But I can't help wondering, why was that one just for me?


----------



## tt500 (Nov 29, 2002)

John,

Can you write a joke for me please. I'm feeling stressed out.
Si


----------



## TTotal (Aug 12, 2002)

Sweetie, it was a likkle joke to make you larf for yesterday thats all, dont read anymore into it than that ! :-*


----------



## Lisa. (May 7, 2002)

Phew! I thought I'd been walking round with one stuck to me arse or summat ;D


----------



## TTotal (Aug 12, 2002)

Stuck to your summat...that I got to see !


----------



## phil (May 7, 2002)

Toilets on planes are unisex.


----------



## TTotal (Aug 12, 2002)

I see you are really bored then Mr Clever :


----------



## phil (May 7, 2002)

> I see you are really bored then Mr Clever :


I was, whoever you are.


----------



## TTotal (Aug 12, 2002)

Whomever ...


----------



## phil (May 7, 2002)

> Whomever ...


Nope. Whoever. I used "are" which is the 2nd person singular of the verb "to be". By definition, "to be" can't have an object, as it implies equivilence.


----------



## TTotal (Aug 12, 2002)

Blimey they learnt you some queer stuff at school Phil !How is life stateside ?


----------



## phil (May 7, 2002)

> Blimey they learnt you some queer stuff at school Phil !How is life stateside ?

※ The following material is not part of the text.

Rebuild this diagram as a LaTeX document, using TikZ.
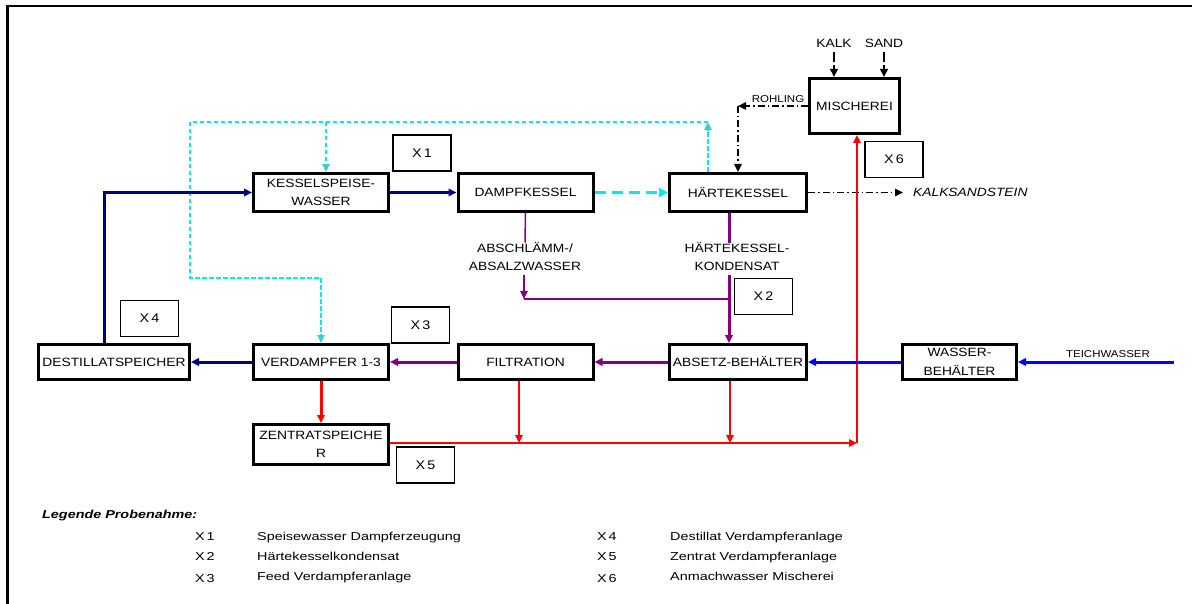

What? You mean grammar? I thought they beat it out of you with a big stick back in your day. 
Stateside is rather crap frankly. The weather's gorgeous but I'm stuck in work, and they always seem to put aircon on far too high so that it's freezing cold indoors. 
The food's all bland and fatty, apart from the Mexican stuff which is great. They always give you far too much though. 
I'm stuck with a crappy ford mustang with an automatic gearbox and spongy brakes. 
There's two channels with sport on all the time but it's crap like baseball and "football".
And silicon valley's pretty much dull and characterless. Think I might go up to Yosemite at the weekend and go walking to get away from it all. 
Or maybe I'll go and see if I can test drive a TT to beat the withdrawal symptons. (I've been braking with my left foot to give it something to do)

And this is really really off-topic. Sorry. Delete if you want.


----------



## TTotal (Aug 12, 2002)

Cheer up old pal, you are really sending out sad vibes :-/

You'll be home soon to this fabby weather and great roads and lovely TTR at home ! ;D


----------